EMMA HELBERGS TAGEBUCH Das Zentrum des Universums hat sich verschoben

Eine Woche ist vergangen seit dem unfassbaren Anschlag. Eine Woche voller Trauer und Leid. In New York ist eine seltsame Ruhe eingekehrt.

Dienstag, 18. September 2001 19:19 (MESZ)

Eine woche ist vergangen seit dem 11. september. eine lange woche des leidens, des wartens und der angst. immer wieder werde ich gefragt, wie es mir gehe. Und jedesmal faellt es mir schwer, darauf eine antwort zu finden. geht es mir gut? nein, gut gehen tut es mir sicher nicht. aber ich bin unverletzt und lebendig, habe weder familie noch wohnung verloren, also geht es mir verglichenermassen 'gut'. doch um das auszudruecken, was in meinem kopf vorgeht, fehlen mir die worte. mein vokabular reicht nicht aus, um jene gedanken zu beschreiben, die mich verfolgen. sicher hilft es, mit freunden zu reden. nichts anderes tun wir seit der letzten woche. wir sind alle naeher zusammengerueckt. gegenseitig versuchen wir uns ein wenig aufzuheitern oder zu troesten, vorallem nicht allein zu sein. die ganze tragik hat viele emotionen freigesetzt.

Wir sitzen staendig zusammen, diskutieren ueber die ereignisse, die moeglichen folgen und die daraus zu ziehenden konsequenzen. eine norwegische freundin von mir ueberlegt abzureisen. ein freund aus daenemark wird vorerst bleiben. was ich machen werde, weiss ich noch immer nicht. wenn es ueberhaupt etwas positives gibt, das die grausamen ereignisse der letzten woche bewirkt haben, ist es sicher das menschliche miteinander. hier in new york hat es sich wirklich unglaublich veraendert. die menschen sind aufmerksam geworden, sie verhalten sich umsichtig - fast aufopfernd. fuer einen moment vergessen sie sogar ihre sonst so stark ausgepraegte egozentrik und zum ersten mal dreht sich die welt nicht mehr einzig und allein um ihr eigenes bescheidenes wohl. das zentrum des universums hat sich verschoben. das tut gut und ist erholsam. ich hoffe, dass dies nicht nur eine kurzzeiterscheinung ist.

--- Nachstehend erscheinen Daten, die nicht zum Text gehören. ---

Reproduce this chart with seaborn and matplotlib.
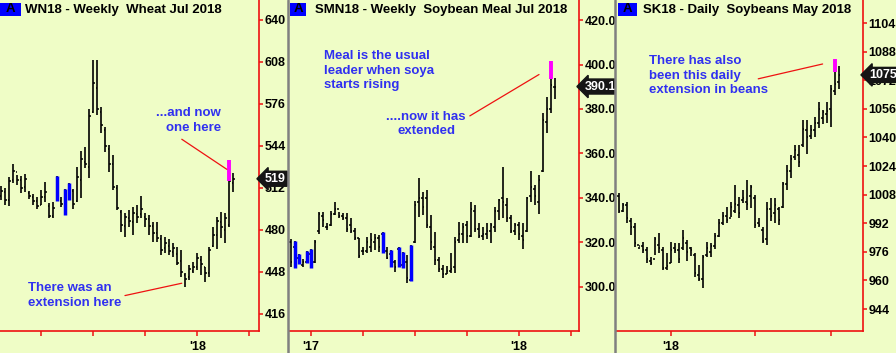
import numpy as np
import pandas as pd
import matplotlib
matplotlib.use("Agg")
import matplotlib.pyplot as plt
import matplotlib.transforms as mtransforms
from matplotlib.lines import Line2D
from matplotlib.patches import Rectangle
import seaborn as sns

# ---- Wheat Jul 2018, weekly (WN18) ----
trigo_alto = [513.5, 511.7, 520.6, 530.3, 521.9, 521.1, 522.7, 510.0, 507.4, 505.4,
              510.5, 516.8, 500.3, 501.6, 521.1, 505.4, 511.2, 516.1, 511.0, 528.2,
              540.4, 543.0, 571.9, 609.5, 609.5, 574.0, 558.2, 544.8, 537.1, 514.3,
              495.2, 493.2, 495.2, 497.8, 499.0, 506.1, 492.7, 491.4, 486.3, 486.3,
              476.2, 474.9, 473.1, 469.8, 467.3, 464.8, 447.0, 453.3, 455.9, 462.2,
              460.2, 452.1, 467.3, 482.5, 490.1, 493.5, 492.7, 533.3, 523.2]
trigo_bajo = [502.9, 499.0, 498.5, 515.6, 514.3, 508.4, 509.2, 503.4, 499.0, 495.7,
              499.0, 501.6, 489.4, 489.4, 502.3, 497.8, 491.7, 502.9, 495.7, 501.6,
              504.1, 527.0, 519.9, 568.9, 567.6, 553.6, 539.7, 524.4, 510.5, 495.2,
              478.7, 474.9, 482.5, 476.2, 485.1, 488.9, 482.5, 476.2, 471.1, 471.1,
              460.9, 462.2, 460.9, 459.7, 453.3, 444.4, 436.8, 441.9, 447.0, 449.5,
              445.7, 440.1, 444.4, 467.3, 465.3, 473.6, 470.3, 482.5, 509.2]
trigo_apertura = [506, 509, 503, 518, 524, 518, 513, 508, 505, 502, 499, 505, 498, 491, 505,
                  502, 500, 505, 510, 502, 518, 532, 528, 570, 588, 570, 556, 542, 530, 512,
                  494, 483, 489, 486, 492, 492, 490, 488, 483, 478, 473, 466, 468, 463, 462,
                  456, 446, 444, 449, 452, 457, 452, 447, 468, 476, 486, 480, 484, 516]
trigo_cierre = [510, 503, 517, 525, 518, 512, 519, 506, 502, 498, 505, 509, 491, 497, 515,
                500, 505, 512, 500, 520, 534, 530, 567, 592, 572, 560, 544, 530, 513, 497,
                484, 490, 487, 493, 490, 496, 488, 483, 478, 474, 465, 470, 464, 466, 455,
                448, 443, 450, 452, 459, 454, 447, 465, 476, 487, 482, 489, 517, 519]
trigo_azules = [14, 16, 17]
trigo_extension = (57, 517.6, 533.3)

# ---- Soybean Meal Jul 2018, weekly (SMN18) ----
harina_alto = [321.6, 320.8, 314.8, 312.4, 316.3, 316.9, 321.1, 333.9, 333.9, 328.6,
               334.3, 338.4, 333.9, 333.1, 333.1, 330.9, 326.4, 321.9, 318.1, 322.3,
               324.1, 323.8, 323.4, 324.9, 318.1, 316.6, 312.1, 318.1, 315.9, 314.4,
               318.9, 338.8, 348.9, 342.9, 343.6, 332.4, 324.9, 313.6, 309.9, 309.4,
               315.1, 322.6, 329.4, 328.6, 329.7, 338.4, 336.9, 328.9, 327.1, 328.9,
               328.6, 336.1, 339.4, 353.8, 339.9, 332.4, 328.6, 329.4, 328.6, 340.6,
               352.3, 345.8, 350.3, 378.1, 385.5, 401.6, 394.1]
harina_bajo = [309.1, 308.4, 310.2, 309.1, 310.6, 308.7, 310.6, 323.7, 327.1, 325.6,
               327.4, 332.4, 330.9, 330.1, 324.9, 324.1, 321.1, 312.9, 314.4, 315.1,
               315.9, 316.6, 315.9, 315.4, 312.4, 309.1, 306.9, 309.1, 308.4, 301.6,
               302.8, 319.6, 331.6, 332.4, 326.4, 316.6, 309.9, 306.9, 303.9, 305.8,
               306.1, 306.4, 319.6, 319.6, 319.9, 322.6, 324.9, 321.9, 321.1, 321.4,
               319.9, 324.9, 330.1, 330.9, 329.4, 324.1, 323.4, 321.1, 317.1, 324.9,
               338.4, 336.9, 332.7, 351.8, 369.1, 378.1, 384.5]
harina_apertura = [320, 318, 313, 310, 311, 315, 311, 325, 332, 327, 328, 333, 335, 332, 331,
                   328, 325, 322, 316, 316, 318, 320, 322, 324, 316, 315, 311, 317, 310, 311,
                   303, 320, 338, 340, 340, 327, 318, 312, 308, 306, 307, 309, 321, 324, 328,
                   323, 334, 326, 323, 324, 325, 327, 334, 340, 337, 331, 325, 328, 323, 325,
                   341, 344, 338, 352, 374, 380, 390]
harina_cierre = [311, 310, 311, 311, 315, 310, 320, 333, 330, 327, 333, 335, 332, 331, 326,
                 325, 322, 314, 316, 320, 321, 322, 318, 316, 313, 311, 309, 310, 314, 304,
                 318, 337, 340, 336, 328, 320, 312, 308, 306, 307, 308, 320, 324, 327, 323,
                 335, 326, 323, 324, 325, 328, 334, 339, 338, 331, 325, 328, 324, 321, 340,
                 345, 341, 348, 375, 380, 391, 390.1]
harina_azules = [1, 2, 4, 5, 23, 25, 27, 28, 30]
harina_extension = (65, 393.3, 401.6)

# ---- Soybeans May 2018, daily (SK18) ----
soja_alto = [1008.7, 1003.1, 1004.0, 994.7, 992.3, 978.9, 981.7, 978.9, 973.3, 984.5,
             986.7, 978.9, 975.1, 981.7, 981.1, 980.7, 988.2, 982.6, 978.9, 975.1,
             968.6, 974.2, 981.7, 981.1, 986.3, 994.2, 998.5, 1001.3, 1004.0, 1013.4,
             1006.8, 1010.6, 1016.2, 1013.4, 1007.8, 994.7, 990.1, 1004.0, 1005.9, 1005.9,
             1001.3, 1015.2, 1024.6, 1030.2, 1035.8, 1035.8, 1049.7, 1049.7, 1046.9, 1051.6,
             1060.0, 1055.3, 1060.0, 1069.3, 1083.7, 1080.0]
soja_bajo = [997.9, 998.5, 991.9, 985.4, 978.9, 977.4, 975.1, 969.6, 968.6, 974.2,
             975.1, 965.8, 965.8, 969.9, 975.1, 969.9, 977.0, 971.0, 973.7, 962.1,
             959.9, 955.6, 973.3, 972.9, 977.4, 984.5, 991.0, 991.9, 995.7, 997.5,
             995.1, 1003.1, 999.4, 1000.3, 989.1, 990.1, 981.1, 979.8, 993.4, 991.9,
             991.0, 1000.3, 1010.6, 1017.1, 1027.4, 1023.3, 1034.8, 1030.7, 1038.9, 1040.4,
             1045.1, 1047.5, 1047.9, 1045.6, 1063.7, 1067.1]
soja_apertura = [1007, 999, 1002, 993, 990, 980, 979, 977, 971, 972, 980, 977, 967, 970,
                 978, 977, 978, 981, 978, 974, 963, 961, 974, 976, 979, 985, 992, 996,
                 995, 999, 1002, 1005, 1004, 1007, 1006, 992, 988, 983, 1000, 998, 1000,
                 1001, 1014, 1021, 1029, 1030, 1036, 1044, 1041, 1044, 1048, 1051, 1053,
                 1056, 1066, 1071]
soja_cierre = [999, 1002, 995, 990, 981, 979, 977, 972, 970, 983, 978, 967, 968, 977,
               977, 972, 984, 976, 977, 964, 961, 973, 978, 979, 985, 992, 996, 994,
               1001, 1003, 998, 1006, 1003, 1012, 991, 991, 982, 1000, 996, 1002, 994,
               1014, 1021, 1028, 1033, 1026, 1045, 1040, 1044, 1048, 1056, 1054, 1055,
               1067, 1070, 1075]
soja_extension = (54, 1076.8, 1083.7)

fondo = "#effdc6"
rojo = "#ee1111"
azul_texto = "#3030f0"

sns.set_theme(style="white", rc={"axes.facecolor": fondo, "figure.facecolor": fondo})
plt.rcParams['font.family'] = ['Liberation Sans', 'DejaVu Sans']
plt.rcParams['font.weight'] = 'bold'

W, H = 896, 353
fig = plt.figure(figsize=(W / 100, H / 100), dpi=100)


def caja(px0, px1):
    return [px0 / W, 22 / H, (px1 - px0) / W, 331 / H]


def dibujar_barras(ax, df, azules, ext):
    ax.vlines(df.x, df.bajo, df.alto, color="black", lw=1.2)
    ax.hlines(df.apertura, df.x - 0.45, df.x, color="black", lw=1.1)
    ax.hlines(df.cierre, df.x, df.x + 0.45, color="black", lw=1.1)
    if azules:
        sub = df.iloc[azules]
        ax.vlines(sub.x, sub.bajo, sub.alto, color="#0000ff", lw=2.5)
    i, lo, hi = ext
    ax.vlines(df.x.iloc[i], lo, hi, color="#ff00ff", lw=2.8)


def estilo(ax, yticks, fmt, xticks, xlabels, xlim, ylim):
    ax.set_xlim(*xlim)
    ax.set_ylim(*ylim)
    sns.despine(ax=ax, left=True, top=True, right=False, bottom=False)
    for s in ("right", "bottom"):
        ax.spines[s].set_color(rojo)
        ax.spines[s].set_linewidth(1.2)
    ax.yaxis.tick_right()
    ax.set_yticks(yticks)
    ax.set_yticklabels([fmt.format(v) for v in yticks])
    ax.set_xticks(xticks)
    ax.set_xticklabels(xlabels)
    ax.tick_params(axis="y", colors=rojo, labelcolor="black", length=3, width=1.1,
                   pad=0.8, labelsize=9, right=True)
    ax.tick_params(axis="x", colors=rojo, labelcolor="black", length=3.5, width=1.1,
                   pad=4, labelsize=9, bottom=True)
    for lab in ax.get_xticklabels() + ax.get_yticklabels():
        lab.set_fontweight("bold")
    ax.set_xlabel("")
    ax.set_ylabel("")


def etiqueta_precio(ax, valor, texto):
    trans = mtransforms.blended_transform_factory(ax.transAxes, ax.transData)
    trans = mtransforms.offset_copy(trans, fig=fig, x=4.2, y=0, units="points")
    ax.text(1.0, valor, texto, transform=trans, ha="left", va="center", color="white",
            fontsize=9, fontweight="bold", clip_on=False, zorder=5,
            bbox=dict(boxstyle="larrow,pad=0.12", fc="#151515", ec="#151515"))


def cabecera(px0, px1, txt_px, titulo):
    fig.add_artist(Rectangle((px0 / W, 1 - 15.5 / H), (px1 - px0) / W, 12.8 / H,
                             transform=fig.transFigure, fc="#0000ff", ec="none"))
    fig.text((px0 + px1) / 2 / W, 1 - 9.3 / H, "A", ha="center", va="center",
             fontsize=9.5, fontweight="bold", color="black")
    fig.text(txt_px / W, 1 - 9.5 / H, titulo, ha="left", va="center", fontsize=9.5,
             fontweight="bold", color="black")


paneles = [
    (trigo_apertura, trigo_alto, trigo_bajo, trigo_cierre),
    (harina_apertura, harina_alto, harina_bajo, harina_cierre),
    (soja_apertura, soja_alto, soja_bajo, soja_cierre),
]
dfs = []
for o, h, l, c in paneles:
    dfs.append(pd.DataFrame({"x": np.arange(len(o)), "apertura": o, "alto": h,
                             "bajo": l, "cierre": c}))

nota = dict(color=azul_texto, fontsize=9.5, fontweight="bold", linespacing=1.3)

# Panel 1: wheat
ax1 = fig.add_axes(caja(0, 259))
dibujar_barras(ax1, dfs[0], trigo_azules, trigo_extension)
estilo(ax1, np.arange(416, 641, 32), "{:.0f}", [10, 23, 36, 49, 62],
       ["", "", "", "'18", ""], (-0.33, 64.4), (403.0, 655.2))
etiqueta_precio(ax1, trigo_cierre[-1], "519")
ax1.text(54.9, 563.4, "...and now\none here", ha="right", va="center",
         multialignment="right", **nota)
ax1.text(6.6, 430.1, "There was an\nextension here", ha="left", va="center", **nota)
ax1.plot([45.1, 56.35], [549.1, 526.2], color=rojo, lw=0.9)
ax1.plot([30.9, 45.1], [430.0, 439.4], color=rojo, lw=0.9)

# Panel 2: soybean meal
ax2 = fig.add_axes(caja(289, 579))
dibujar_barras(ax2, dfs[1], harina_azules, harina_extension)
estilo(ax2, np.arange(300, 421, 20), "{:.1f}", [5, 18, 31, 44, 57, 70],
       ["'17", "", "", "", "'18", ""], (-0.42, 72.1), (280.2, 429.0))
etiqueta_precio(ax2, harina_cierre[-1], "390.1")
ax2.text(8.4, 397.2, "Meal is the usual\nleader when soya\nstarts rising", ha="left",
         va="center", **nota)
ax2.text(43.8, 373.3, "....now it has\nextended", ha="right", va="center",
         multialignment="center", **nota)
ax2.plot([44.8, 62.1], [376.9, 395.5], color=rojo, lw=0.9)

# Panel 3: soybeans daily
ax3 = fig.add_axes(caja(616, 863))
dibujar_barras(ax3, dfs[2], [], soja_extension)
estilo(ax3, np.arange(944, 1105, 16), "{:.0f}", [13, 34, 53],
       ["'18", "", ""], (-0.67, 61.1), (931.7, 1116.9))
etiqueta_precio(ax3, soja_cierre[-1], "1075")
ax3.text(7.6, 1074.5, "There has also\nbeen this daily\nextension in beans", ha="left",
         va="center", **nota)
ax3.plot([34.9, 51.0], [1072.8, 1081.1], color=rojo, lw=0.9)

cabecera(0, 20.7, 25, "WN18 - Weekly  Wheat Jul 2018")
cabecera(290, 306, 315, "SMN18 - Weekly  Soybean Meal Jul 2018")
cabecera(618, 637, 643, "SK18 - Daily  Soybeans May 2018")

# separators between the panels
for px in (288, 615):
    fig.add_artist(Line2D([px / W, px / W], [0, 1], color="#808080", lw=1.8))

fig.savefig("out.png", dpi=100, facecolor=fondo)
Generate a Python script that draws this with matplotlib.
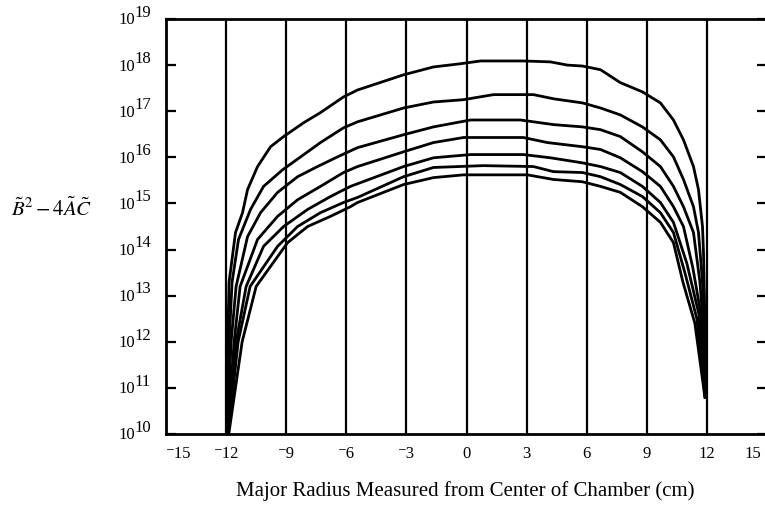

Mittwoch, 19. September 2001 03:33 (MESZ)

Vor ein paar stunden ist mein freund aus deutschland wieder gen heimat aufgebrochen. es war ein merkwuerdiges gefuehl zu wissen, dass er nun in kurzer zeit wieder in meiner heimatstadt sein wird. und in gewisser weise dem ganzen entflohen ist. Natuerlich weiss auch ich, dass ich genau das selbe tun kann: ein flugticket kaufen, ins naechste taxi steigen und gen hamburg fliegen. aber ganz so leicht ist es nicht. schliesslich habe ich mir hier ein leben aufgebaut. So etwas aufzugeben, ist nicht einfach. ich mache mirweiterhin viele gedanken, was momentan die beste loesung ist.

In die stadt ist eine angespannte ruhe eingekehrt. falls es so etwas gibt. ich weiss, dass es widerspruechlich ist und keinen sinn macht. aber was macht momentan schon sinn?! was ich meine, ist ein oberflaechlicher frieden, der jedoch nicht auf erleichternden neuigkeiten aufbaut, sondern aus muedigkeit und hoffnung entstanden ist. Vielleicht spielen wir uns alle eine normalitaet vor, um selber daran zu glauben. aber hoffen, dass es so ist, das tu ich auch.